By BRIAN SPEGELE
BEIJING—Security forces in a restive Tibetan region of China killed a second person in as many days, according to state-run media, amid intensifying riots and growing international criticism that could overshadow a landmark visit to the U.S. next month by Vice President Xi Jinping.
The state-run Xinhua news agency reported on Wednesday that police opened fire on rioters in Seda county in China's western Sichuan province on Tuesday. The county is in the Ganzi Tibetan Autonomous Prefecture, which has become a hot spot of Tibetan political activism and the site of protests and multiple self-immolations by Tibetans in recent months.
Xinhua quoted local police on Wednesday as saying rioters attacked a police station with stones, knives and gasoline bottles Tuesday afternoon, and that 14 police were injured. The London-based advocacy group Free Tibet said at least two Tibetans were killed in the incident and others were injured.

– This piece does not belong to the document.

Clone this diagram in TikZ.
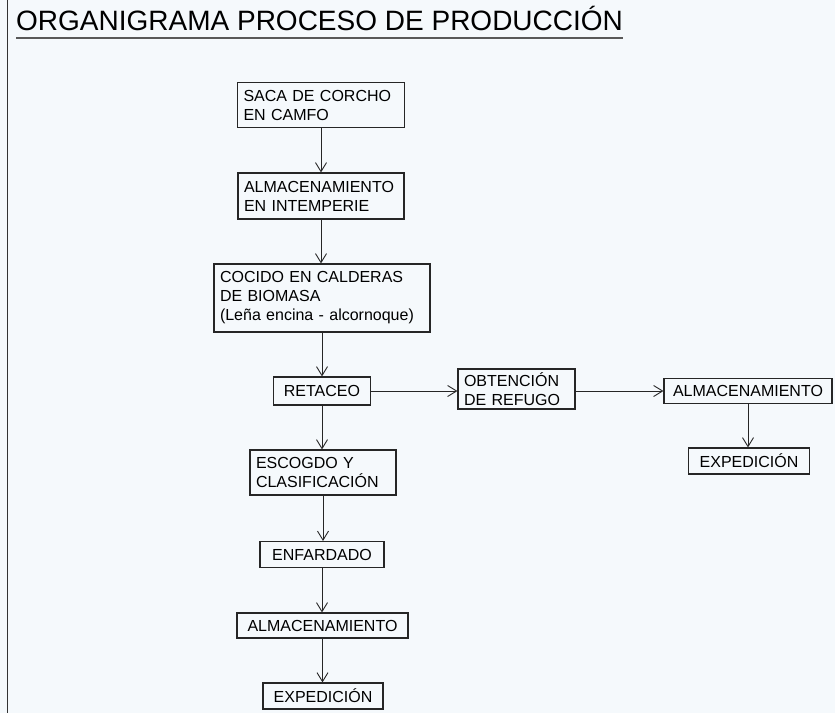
\documentclass[tikz,border=0pt]{standalone}
\usepackage{fontspec}
\setmainfont{Liberation Sans}
\usetikzlibrary{arrows.meta}
\definecolor{fondo}{HTML}{F5F9FC}

\begin{document}
\begin{tikzpicture}[x=1pt,y=-1pt]
  \tikzstyle{caja}=[draw=black!85, line width=1.1pt, rectangle, align=center, inner sep=0pt,
    font=\fontsize{16}{19}\selectfont]
  \tikzstyle{cajaizq}=[caja, align=left, inner xsep=6pt]
  \tikzstyle{flecha}=[line width=0.9pt, black!85, -{Straight Barb[length=9pt,width=11pt]}]

  \useasboundingbox (0,0) rectangle (835,713);
  \fill[fondo] (0,0) rectangle (835,713);
  \draw[line width=1.5pt, black!80] (7.5,0) -- (7.5,713);

  \node[anchor=base west, inner sep=0pt, font=\fontsize{28}{30}\selectfont] (titulo) at (16,30)
    {ORGANIGRAMA PROCESO DE PRODUCCIÓN};
  \draw[line width=2pt, black!65] ([yshift=-8pt]titulo.base west) -- ([yshift=-8pt]titulo.base east);

  \node[cajaizq, text width=155, minimum height=45] (Saca) at (321, 105) {SACA DE CORCHO\\EN CAMFO};

  \node[cajaizq, text width=154, minimum height=46] (Intemperie) at (321, 196) {ALMACENAMIENTO\\EN INTEMPERIE};

  \node[cajaizq, text width=204, minimum height=68] (Cocido) at (322, 298) {COCIDO EN CALDERAS\\DE BIOMASA\\(Leña encina - alcornoque)};

  \node[caja, minimum width=97, minimum height=28] (Retaceo) at (322, 391) {RETACEO};

  \node[cajaizq, text width=105, minimum height=40] (Refugo) at (516.5, 389) {OBTENCIÓN\\DE REFUGO};

  \node[caja, minimum width=168, minimum height=25] (AlmacDer) at (748, 391) {ALMACENAMIENTO};

  \node[caja, minimum width=121, minimum height=26] (ExpedDer) at (749, 461) {EXPEDICIÓN};

  \node[cajaizq, text width=134, minimum height=45] (Escogido) at (323, 472.5) {ESCOGDO Y\\CLASIFICACIÓN};

  \node[caja, minimum width=124, minimum height=26] (Enfardado) at (322, 554.5) {ENFARDADO};

  \node[caja, minimum width=171, minimum height=25] (Almacen) at (322.5, 625.5) {ALMACENAMIENTO};

  \node[caja, minimum width=120, minimum height=26] (Expedicion) at (323, 696) {EXPEDICIÓN};

  \draw[flecha] (Saca) -- (Saca |- Intemperie.north);
  \draw[flecha] (Intemperie) -- (Intemperie |- Cocido.north);
  \draw[flecha] (Cocido) -- (Retaceo);
  \draw[flecha] (Retaceo) -- (Retaceo |- Escogido.north);
  \draw[flecha] (Escogido) -- (Escogido |- Enfardado.north);
  \draw[flecha] (Enfardado) -- (Enfardado |- Almacen.north);
  \draw[flecha] (Almacen) -- (Almacen |- Expedicion.north);

  \draw[flecha] (Retaceo.east) -- (Refugo.west |- Retaceo.east);
  \draw[flecha] (Refugo.east |- AlmacDer.west) -- (AlmacDer.west);
  \draw[flecha] (AlmacDer) -- (AlmacDer |- ExpedDer.north);

\end{tikzpicture}
\end{document}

The accounts couldn't be verified with residents in Seda on Wednesday. Officials from the Foreign Ministry in Beijing couldn't be reached for comment. Government offices were closed for Lunar New Year celebrations.
The clash followed a similar incident on Monday in Luhuo county, also in the Ganzi autonomous prefecture. In that case, China confirmed one person was killed after a mob stormed local shops and a bank and damaged police vehicles, though officials didn't say how the person died. Free Tibet said two protesters were shot and killed in Monday's incident, among at least 36 people shot by security forces.
The violent clashes with police come as a wave of self-immolations by Tibetans puts the region on edge. At least 16 people have set themselves on fire since March in what Tibetans have described as a response to heightened government repression of Tibetan Buddhist monastic activities and an expression of growing desperation over Tibetan political and cultural autonomy. The self-immolations and clashes with security forces represent the region's worst violence since deadly riots rocked a number of locations, including the Tibetan capital of Lhasa, in 2008.